Neither the foundation or the NFL responded to multiple requests for comment.

ESPN reported late last month that the NFL refused to allow its donation to be used to pay for an ambitious national research project on the degenerative brain disease known as CTE, or chronic traumatic encephalopathy. The project is being led by Boston University’s Robert Stern, a prominent CTE researcher. Stern’s colleague at the university runs a “brain bank” whose researchers have diagnosed CTE in scores of former NFL players.

The NFL strenuously denied the ESPN report, saying it had no “veto power” over how the foundation spends its $30 million gift, which was announced back in February of 2013.

The foundation also denied the report, saying “the NFL has no control over the use of these grant funds.”

But the document obtained by STAT through a public records request seems to contradict those assertions.

It’s a memorandum of understanding between the NIH and the foundation, a nonprofit set up to work with the private sector to supplement federal funding for scientific research.

The agreement specifically concerns the Sports and Health Research Program, which was launched in 2013 with the $30 million NFL grant. The NFL said at the time it expected the money would be spent on cutting-edge research into brain trauma, as well as studies of other health issues that afflict athletes.

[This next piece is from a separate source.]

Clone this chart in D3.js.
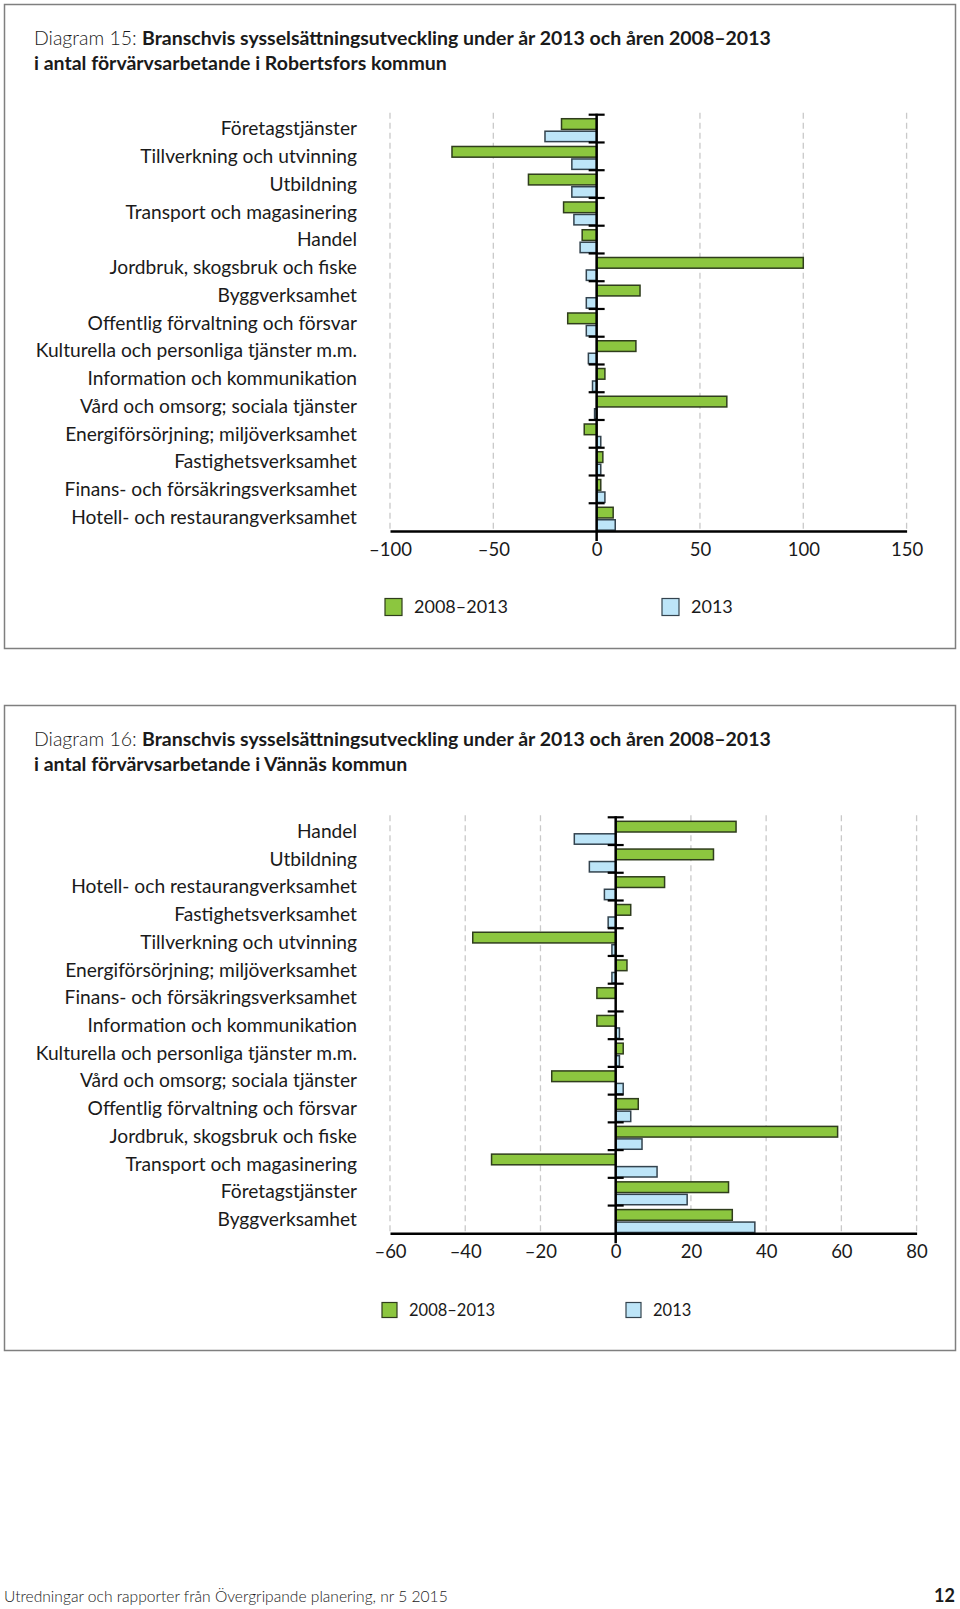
<!DOCTYPE html>
<html>
<head>
<meta charset="utf-8">
<script src="https://cdn.jsdelivr.net/npm/d3@7"></script>
<style>
  body { margin: 0; background: #fff; }
  text { font-family: Lato, "Open Sans", sans-serif; fill: #1a1a1a; }
</style>
</head>
<body>
<script>
const width = 960;
const height = 1609;

// Diagram 15 – Robertsfors
const categories15 = [
  "Företagstjänster",
  "Tillverkning och utvinning",
  "Utbildning",
  "Transport och magasinering",
  "Handel",
  "Jordbruk, skogsbruk och fiske",
  "Byggverksamhet",
  "Offentlig förvaltning och försvar",
  "Kulturella och personliga tjänster m.m.",
  "Information och kommunikation",
  "Vård och omsorg; sociala tjänster",
  "Energiförsörjning; miljöverksamhet",
  "Fastighetsverksamhet",
  "Finans- och försäkringsverksamhet",
  "Hotell- och restaurangverksamhet"
];
const change15 = [-17, -70, -33, -16, -7, 100, 21, -14, 19, 4, 63, -6, 3, 2, 8];
const year15 = [-25, -12, -12, -11, -8, -5, -5, -5, -4, -2, -1, 2, 2, 4, 9];
const ticks15 = [-100, -50, 0, 50, 100, 150];

// Diagram 16 – Vännäs
const categories16 = [
  "Handel",
  "Utbildning",
  "Hotell- och restaurangverksamhet",
  "Fastighetsverksamhet",
  "Tillverkning och utvinning",
  "Energiförsörjning; miljöverksamhet",
  "Finans- och försäkringsverksamhet",
  "Information och kommunikation",
  "Kulturella och personliga tjänster m.m.",
  "Vård och omsorg; sociala tjänster",
  "Offentlig förvaltning och försvar",
  "Jordbruk, skogsbruk och fiske",
  "Transport och magasinering",
  "Företagstjänster",
  "Byggverksamhet"
];
const change16 = [32, 26, 13, 4, -38, 3, -5, -5, 2, -17, 6, 59, -33, 30, 31];
const year16 = [-11, -7, -3, -2, -1, -1, 0, 1, 1, 2, 4, 7, 11, 19, 37];
const ticks16 = [-60, -40, -20, 0, 20, 40, 60, 80];

const seriesNames = ["2008–2013", "2013"];
const colors = { green: "#8cc63f", greenStroke: "#2f3d1c", blue: "#bde5f8", blueStroke: "#33434e" };

const svg = d3.select("body").append("svg")
  .attr("width", width)
  .attr("height", height)
  .attr("viewBox", [0, 0, width, height]);

svg.append("rect").attr("width", width).attr("height", height).attr("fill", "#fff");

const fmt = (v) => (v < 0 ? "\u2013" + Math.abs(v) : String(v));

function drawChart(o) {
  const g = svg.append("g");

  g.append("rect")
    .attr("x", 4.5).attr("y", o.frame[0])
    .attr("width", 951).attr("height", o.frame[1] - o.frame[0])
    .attr("fill", "none").attr("stroke", "#7f7f7f").attr("stroke-width", 1.5);

  const title = g.append("text").attr("x", 34).attr("y", o.titleY).attr("font-size", "19.5px");
  title.append("tspan").attr("font-weight", 300).text(o.diagram + ":  ");
  title.append("tspan").attr("font-weight", 700).text("Branschvis sysselsättningsutveckling under år 2013 och åren 2008–2013");
  g.append("text").attr("x", 34).attr("y", o.titleY + 25)
    .attr("font-size", "19.5px").attr("font-weight", 700)
    .text("i antal förvärvsarbetande i " + o.kommun);

  const x = d3.scaleLinear().domain(o.domain).range([390, o.xRight]);
  const y = d3.scaleBand().domain(o.categories).range([o.top, o.bottom]).padding(0);
  const bw = y.bandwidth();

  // dashed grid
  g.append("g").selectAll("line")
    .data(o.ticks.filter((t) => t !== 0))
    .join("line")
    .attr("x1", (d) => x(d)).attr("x2", (d) => x(d))
    .attr("y1", o.top - 2).attr("y2", o.bottom)
    .attr("stroke", "#c9c9c9").attr("stroke-width", 1.3)
    .attr("stroke-dasharray", "6,4");

  const rows = o.categories.map((c, i) => ({ cat: c, a: o.change[i], b: o.year[i] }));

  g.append("g").selectAll("rect")
    .data(rows)
    .join("rect")
    .attr("x", (d) => x(Math.min(0, d.a)))
    .attr("y", (d) => y(d.cat) + bw * 0.145)
    .attr("width", (d) => Math.abs(x(d.a) - x(0)))
    .attr("height", bw * 0.385)
    .attr("fill", colors.green)
    .attr("stroke", colors.greenStroke).attr("stroke-width", 1.5);

  g.append("g").selectAll("rect")
    .data(rows.filter((d) => d.b !== 0))
    .join("rect")
    .attr("x", (d) => x(Math.min(0, d.b)))
    .attr("y", (d) => y(d.cat) + bw * 0.595)
    .attr("width", (d) => Math.abs(x(d.b) - x(0)))
    .attr("height", bw * 0.375)
    .attr("fill", colors.blue)
    .attr("stroke", colors.blueStroke).attr("stroke-width", 1.5);

  // category labels
  g.append("g").selectAll("text")
    .data(o.categories)
    .join("text")
    .attr("x", 357)
    .attr("y", (d) => y(d) + bw / 2)
    .attr("dy", "0.35em")
    .attr("text-anchor", "end")
    .attr("font-size", "19.2px")
    .text((d) => d);

  // bottom axis
  const xAxis = g.append("g")
    .attr("transform", `translate(0,${o.bottom})`)
    .call(d3.axisBottom(x).tickValues(o.ticks).tickSize(0).tickPadding(12).tickFormat(fmt));
  xAxis.select(".domain").attr("stroke", "#000").attr("stroke-width", 2.5);
  xAxis.selectAll("text").attr("font-size", "18.5px").attr("font-family", "Lato, sans-serif").attr("fill", "#1a1a1a");

  // zero axis with category ticks
  g.append("line")
    .attr("x1", x(0)).attr("x2", x(0))
    .attr("y1", o.top - 1).attr("y2", o.bottom + 10)
    .attr("stroke", "#000").attr("stroke-width", 2.5);
  g.append("g").selectAll("line")
    .data(o.categories)
    .join("line")
    .attr("x1", x(0) - 8).attr("x2", x(0) + 8)
    .attr("y1", (d) => y(d)).attr("y2", (d) => y(d))
    .attr("stroke", "#000").attr("stroke-width", 2.2);

  // legend
  const lg = g.append("g");
  const lx = [o.legendX[0], o.legendX[1]];
  const fills = [[colors.green, colors.greenStroke], [colors.blue, colors.blueStroke]];
  seriesNames.forEach((name, i) => {
    lg.append("rect")
      .attr("x", lx[i]).attr("y", o.legendY - o.legendSize / 2)
      .attr("width", o.legendSize).attr("height", o.legendSize)
      .attr("fill", fills[i][0]).attr("stroke", fills[i][1]).attr("stroke-width", 1.2);
    lg.append("text")
      .attr("x", lx[i] + o.legendSize + 12).attr("y", o.legendY)
      .attr("dy", "0.35em").attr("font-size", o.legendFont)
      .text(name);
  });
}

drawChart({
  frame: [4.5, 648.5],
  diagram: "Diagram 15",
  kommun: "Robertsfors kommun",
  titleY: 45,
  categories: categories15,
  change: change15,
  year: year15,
  ticks: ticks15,
  domain: [-100, 150],
  xRight: 906.6,
  top: 114.7,
  bottom: 531,
  legendX: [385, 662],
  legendY: 607,
  legendSize: 17,
  legendFont: "18px"
});

drawChart({
  frame: [705.5, 1350.5],
  diagram: "Diagram 16",
  kommun: "Vännäs kommun",
  titleY: 746,
  categories: categories16,
  change: change16,
  year: year16,
  ticks: ticks16,
  domain: [-60, 80],
  xRight: 916.6,
  top: 817.3,
  bottom: 1233.3,
  legendX: [382, 626],
  legendY: 1310,
  legendSize: 15,
  legendFont: "16.5px"
});

svg.append("text")
  .attr("x", 4).attr("y", 1602)
  .attr("font-size", "15.6px").attr("font-weight", 300)
  .text("Utredningar och rapporter från Övergripande planering, nr 5 2015");
svg.append("text")
  .attr("x", 955).attr("y", 1602)
  .attr("text-anchor", "end")
  .attr("font-size", "18px").attr("font-weight", 700)
  .text("12");
</script>
</body>
</html>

Alex Hogan, Hyacinth Empinado/STAT

The agreement makes clear that the NIH will take charge of managing and implementing any scientific research funded by outside donations, including the NFL grant. But before that research can even get off the ground, the NIH and the foundation must seek “mutual agreement” with its donors on the scope and goals of the project.

So far, the NFL money has been used to support several small research projects on spinal cord injury and a larger project on CTE with Boston University and Mount Sinai Hospital in New York. That project is focusing on understanding the prevalence of CTE and how it can be diagnosed during autopsy.

The new national CTE research —  the one not funded by the NFL —  aims to figure out how to diagnose CTE in living patients.

Four congressional Democrats this week demanded more information about the NFL’s role in funding brain trauma research.

“We are concerned about the potential implications of outside entities expecting to exercise ‘veto power’ or other influence over the selection of NIH research applicants,” Reps. Frank Pallone Jr., Gene Green, Jan Schakowsky, and Diana DeGette wrote in a letter sent to the NIH and the foundation. All four signatories are Democratic members of the House Energy and Commerce Committee. The letter was first reported by the Washington Post.

The NIH said its director, Dr. Francis Collins, had received the letter and that the agency will respond.